**Supplied material:**
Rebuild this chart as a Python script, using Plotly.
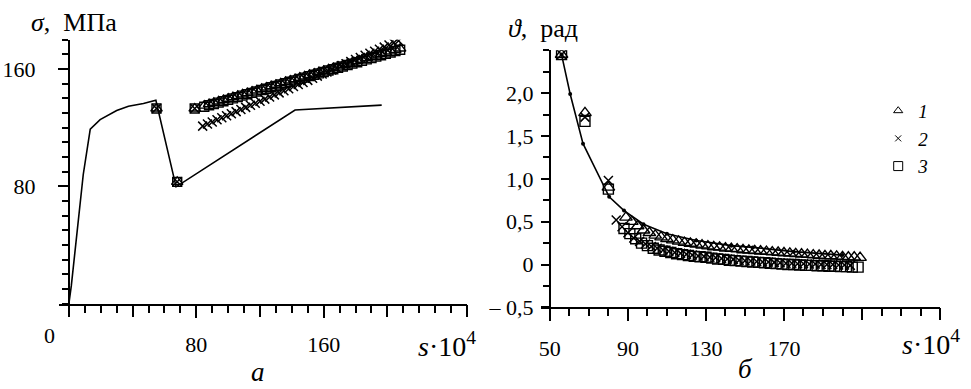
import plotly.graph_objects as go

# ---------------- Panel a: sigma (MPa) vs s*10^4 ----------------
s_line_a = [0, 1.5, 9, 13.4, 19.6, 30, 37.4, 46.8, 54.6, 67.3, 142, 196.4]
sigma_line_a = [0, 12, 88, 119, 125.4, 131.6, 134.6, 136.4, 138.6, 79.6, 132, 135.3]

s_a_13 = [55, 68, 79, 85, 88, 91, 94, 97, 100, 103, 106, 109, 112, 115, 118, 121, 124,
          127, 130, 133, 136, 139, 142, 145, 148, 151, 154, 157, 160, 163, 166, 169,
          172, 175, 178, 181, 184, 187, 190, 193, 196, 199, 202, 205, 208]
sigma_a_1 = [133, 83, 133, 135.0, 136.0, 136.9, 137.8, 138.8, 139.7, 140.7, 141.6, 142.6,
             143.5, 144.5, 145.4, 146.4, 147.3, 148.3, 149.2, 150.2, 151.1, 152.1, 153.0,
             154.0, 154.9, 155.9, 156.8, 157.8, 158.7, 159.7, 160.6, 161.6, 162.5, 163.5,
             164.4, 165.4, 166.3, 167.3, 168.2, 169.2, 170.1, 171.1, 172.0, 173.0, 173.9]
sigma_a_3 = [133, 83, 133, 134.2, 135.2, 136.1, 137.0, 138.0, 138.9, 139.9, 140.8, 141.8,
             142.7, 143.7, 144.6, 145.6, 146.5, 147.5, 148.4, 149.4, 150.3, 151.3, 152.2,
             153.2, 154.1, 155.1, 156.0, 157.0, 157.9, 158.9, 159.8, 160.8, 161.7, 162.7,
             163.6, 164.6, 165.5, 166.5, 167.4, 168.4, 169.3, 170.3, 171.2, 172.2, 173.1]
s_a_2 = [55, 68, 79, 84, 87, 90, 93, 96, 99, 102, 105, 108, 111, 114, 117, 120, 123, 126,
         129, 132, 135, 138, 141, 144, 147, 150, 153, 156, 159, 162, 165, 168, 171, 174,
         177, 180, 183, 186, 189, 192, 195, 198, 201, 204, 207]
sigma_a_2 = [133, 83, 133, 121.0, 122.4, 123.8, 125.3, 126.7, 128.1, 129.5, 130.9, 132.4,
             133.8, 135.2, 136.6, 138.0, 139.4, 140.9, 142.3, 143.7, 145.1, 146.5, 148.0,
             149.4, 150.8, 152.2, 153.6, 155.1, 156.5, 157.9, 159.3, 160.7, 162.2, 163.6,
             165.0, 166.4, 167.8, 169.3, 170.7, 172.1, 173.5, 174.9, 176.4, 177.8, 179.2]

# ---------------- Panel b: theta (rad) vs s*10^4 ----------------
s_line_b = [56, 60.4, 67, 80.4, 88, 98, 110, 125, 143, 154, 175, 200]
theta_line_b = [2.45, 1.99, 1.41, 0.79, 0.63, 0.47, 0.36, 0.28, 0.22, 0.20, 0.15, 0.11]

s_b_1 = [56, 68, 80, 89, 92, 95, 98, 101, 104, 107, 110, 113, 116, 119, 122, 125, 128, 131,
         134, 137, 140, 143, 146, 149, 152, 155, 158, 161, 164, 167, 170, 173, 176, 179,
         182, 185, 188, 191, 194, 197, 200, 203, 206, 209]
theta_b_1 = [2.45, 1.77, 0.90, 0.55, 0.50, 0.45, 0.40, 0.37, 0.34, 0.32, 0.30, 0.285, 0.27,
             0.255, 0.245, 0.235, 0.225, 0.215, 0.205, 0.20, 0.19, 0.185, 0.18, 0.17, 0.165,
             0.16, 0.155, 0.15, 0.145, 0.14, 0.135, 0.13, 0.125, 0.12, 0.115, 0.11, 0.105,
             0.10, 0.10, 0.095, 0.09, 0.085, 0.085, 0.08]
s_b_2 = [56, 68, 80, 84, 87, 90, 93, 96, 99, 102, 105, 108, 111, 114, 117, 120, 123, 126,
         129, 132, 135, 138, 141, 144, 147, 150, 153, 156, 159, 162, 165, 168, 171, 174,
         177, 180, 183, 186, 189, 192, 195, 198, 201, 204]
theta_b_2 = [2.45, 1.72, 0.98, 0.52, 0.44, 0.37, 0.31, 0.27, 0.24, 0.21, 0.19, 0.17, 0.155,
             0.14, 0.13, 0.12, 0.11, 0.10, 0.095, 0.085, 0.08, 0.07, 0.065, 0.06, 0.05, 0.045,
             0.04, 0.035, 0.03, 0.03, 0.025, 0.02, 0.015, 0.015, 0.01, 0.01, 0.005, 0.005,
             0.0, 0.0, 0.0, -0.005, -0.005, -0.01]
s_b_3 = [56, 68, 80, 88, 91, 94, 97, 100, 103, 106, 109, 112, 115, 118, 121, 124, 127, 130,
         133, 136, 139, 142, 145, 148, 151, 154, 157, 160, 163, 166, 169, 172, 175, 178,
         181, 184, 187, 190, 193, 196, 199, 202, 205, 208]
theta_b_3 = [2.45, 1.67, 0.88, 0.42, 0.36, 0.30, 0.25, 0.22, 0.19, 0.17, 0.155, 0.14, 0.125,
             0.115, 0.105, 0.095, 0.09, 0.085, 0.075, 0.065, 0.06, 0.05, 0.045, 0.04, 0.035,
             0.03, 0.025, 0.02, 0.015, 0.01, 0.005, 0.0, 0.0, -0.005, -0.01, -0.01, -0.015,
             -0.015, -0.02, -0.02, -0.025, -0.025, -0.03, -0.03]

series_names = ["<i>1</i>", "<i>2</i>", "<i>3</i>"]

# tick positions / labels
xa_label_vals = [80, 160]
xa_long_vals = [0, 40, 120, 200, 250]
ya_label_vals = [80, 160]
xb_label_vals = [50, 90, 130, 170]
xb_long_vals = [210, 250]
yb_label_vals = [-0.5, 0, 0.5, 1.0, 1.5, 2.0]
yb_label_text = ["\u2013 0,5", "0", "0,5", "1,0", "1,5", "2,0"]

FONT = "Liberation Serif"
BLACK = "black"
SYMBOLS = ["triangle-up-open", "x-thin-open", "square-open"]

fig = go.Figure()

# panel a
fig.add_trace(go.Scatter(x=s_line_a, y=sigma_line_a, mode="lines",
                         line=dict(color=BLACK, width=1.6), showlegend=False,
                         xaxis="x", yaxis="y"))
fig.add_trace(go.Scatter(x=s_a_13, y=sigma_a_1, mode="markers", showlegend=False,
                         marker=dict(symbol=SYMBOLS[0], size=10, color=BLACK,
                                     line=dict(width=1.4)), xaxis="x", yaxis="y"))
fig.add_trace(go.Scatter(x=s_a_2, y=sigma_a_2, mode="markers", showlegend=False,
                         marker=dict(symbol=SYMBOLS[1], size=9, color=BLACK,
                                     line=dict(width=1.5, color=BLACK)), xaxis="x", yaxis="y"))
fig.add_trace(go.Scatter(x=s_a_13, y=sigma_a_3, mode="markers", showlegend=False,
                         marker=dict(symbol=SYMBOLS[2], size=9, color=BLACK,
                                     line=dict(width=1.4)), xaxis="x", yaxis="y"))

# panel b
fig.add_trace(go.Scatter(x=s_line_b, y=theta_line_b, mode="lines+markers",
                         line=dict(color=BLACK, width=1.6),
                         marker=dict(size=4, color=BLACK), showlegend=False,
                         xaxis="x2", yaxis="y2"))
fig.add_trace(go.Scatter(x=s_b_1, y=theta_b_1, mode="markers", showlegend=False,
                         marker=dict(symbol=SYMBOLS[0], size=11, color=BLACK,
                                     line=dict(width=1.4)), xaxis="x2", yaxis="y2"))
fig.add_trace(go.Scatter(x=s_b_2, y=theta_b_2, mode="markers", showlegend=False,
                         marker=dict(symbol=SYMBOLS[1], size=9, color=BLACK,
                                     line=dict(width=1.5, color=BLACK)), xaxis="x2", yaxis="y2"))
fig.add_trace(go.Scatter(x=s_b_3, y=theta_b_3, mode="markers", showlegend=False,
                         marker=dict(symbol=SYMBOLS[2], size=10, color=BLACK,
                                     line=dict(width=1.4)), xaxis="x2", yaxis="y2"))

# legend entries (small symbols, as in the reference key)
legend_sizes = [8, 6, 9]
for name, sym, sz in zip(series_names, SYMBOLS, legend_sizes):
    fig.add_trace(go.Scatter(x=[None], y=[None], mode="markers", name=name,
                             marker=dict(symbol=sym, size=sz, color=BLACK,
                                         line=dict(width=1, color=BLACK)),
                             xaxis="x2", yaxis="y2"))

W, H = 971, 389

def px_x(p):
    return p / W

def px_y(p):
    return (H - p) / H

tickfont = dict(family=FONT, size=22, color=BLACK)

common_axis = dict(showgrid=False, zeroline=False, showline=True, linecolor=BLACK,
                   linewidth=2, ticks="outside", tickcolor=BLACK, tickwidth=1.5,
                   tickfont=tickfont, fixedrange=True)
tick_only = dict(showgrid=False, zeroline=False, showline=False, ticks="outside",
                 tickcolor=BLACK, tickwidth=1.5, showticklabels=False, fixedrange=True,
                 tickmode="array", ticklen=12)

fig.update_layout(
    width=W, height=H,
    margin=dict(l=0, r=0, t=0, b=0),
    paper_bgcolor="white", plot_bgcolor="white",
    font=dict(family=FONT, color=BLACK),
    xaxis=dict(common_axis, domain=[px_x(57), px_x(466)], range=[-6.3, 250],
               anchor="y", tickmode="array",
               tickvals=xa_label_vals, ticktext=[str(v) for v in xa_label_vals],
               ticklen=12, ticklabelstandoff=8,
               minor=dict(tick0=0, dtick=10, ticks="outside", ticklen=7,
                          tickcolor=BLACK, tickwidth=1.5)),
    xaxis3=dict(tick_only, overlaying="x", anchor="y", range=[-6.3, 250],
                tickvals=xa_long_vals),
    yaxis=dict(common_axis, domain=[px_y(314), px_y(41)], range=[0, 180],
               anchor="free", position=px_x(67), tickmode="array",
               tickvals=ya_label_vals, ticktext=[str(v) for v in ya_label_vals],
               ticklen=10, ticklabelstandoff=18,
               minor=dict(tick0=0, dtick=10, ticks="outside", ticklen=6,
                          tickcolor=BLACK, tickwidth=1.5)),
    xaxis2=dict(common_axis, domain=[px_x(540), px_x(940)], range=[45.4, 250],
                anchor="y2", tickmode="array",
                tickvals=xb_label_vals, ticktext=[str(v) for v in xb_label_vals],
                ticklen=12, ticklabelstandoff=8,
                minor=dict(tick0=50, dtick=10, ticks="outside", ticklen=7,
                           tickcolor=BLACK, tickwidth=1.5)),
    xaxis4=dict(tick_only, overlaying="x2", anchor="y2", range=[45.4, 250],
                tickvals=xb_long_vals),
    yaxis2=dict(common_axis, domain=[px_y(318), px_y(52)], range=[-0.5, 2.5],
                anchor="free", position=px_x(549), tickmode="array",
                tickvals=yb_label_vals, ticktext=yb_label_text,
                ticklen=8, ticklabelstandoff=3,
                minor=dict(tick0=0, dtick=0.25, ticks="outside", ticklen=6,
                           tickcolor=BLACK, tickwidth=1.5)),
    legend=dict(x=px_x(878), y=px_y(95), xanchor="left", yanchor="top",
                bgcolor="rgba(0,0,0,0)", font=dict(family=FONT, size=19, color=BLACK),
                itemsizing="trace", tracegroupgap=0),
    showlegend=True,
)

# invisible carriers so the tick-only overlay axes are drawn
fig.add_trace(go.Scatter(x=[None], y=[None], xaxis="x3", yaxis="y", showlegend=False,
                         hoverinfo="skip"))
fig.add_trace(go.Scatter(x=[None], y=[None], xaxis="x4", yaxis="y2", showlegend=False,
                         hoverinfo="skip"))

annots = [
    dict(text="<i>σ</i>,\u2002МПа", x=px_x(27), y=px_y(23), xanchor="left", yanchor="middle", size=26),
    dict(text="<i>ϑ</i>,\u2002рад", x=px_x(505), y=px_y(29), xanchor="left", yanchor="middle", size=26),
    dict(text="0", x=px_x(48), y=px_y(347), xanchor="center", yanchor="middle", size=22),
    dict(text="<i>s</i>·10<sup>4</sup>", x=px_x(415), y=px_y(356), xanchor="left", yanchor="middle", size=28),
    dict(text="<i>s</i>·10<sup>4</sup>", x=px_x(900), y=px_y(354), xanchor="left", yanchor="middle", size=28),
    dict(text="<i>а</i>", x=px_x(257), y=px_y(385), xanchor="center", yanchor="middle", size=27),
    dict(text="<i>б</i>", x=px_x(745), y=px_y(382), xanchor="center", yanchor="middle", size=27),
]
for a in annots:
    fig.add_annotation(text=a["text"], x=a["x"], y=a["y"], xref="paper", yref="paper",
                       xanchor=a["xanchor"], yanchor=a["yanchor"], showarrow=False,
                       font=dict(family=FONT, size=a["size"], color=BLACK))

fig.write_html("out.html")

**Given task:** Starting with the first line of the data above and ending with the line containing "import plotly.graph_objects as go", please restate every line exactly, leaving images out.

**In response:**
Rebuild this chart as a Python script, using Plotly.
import plotly.graph_objects as go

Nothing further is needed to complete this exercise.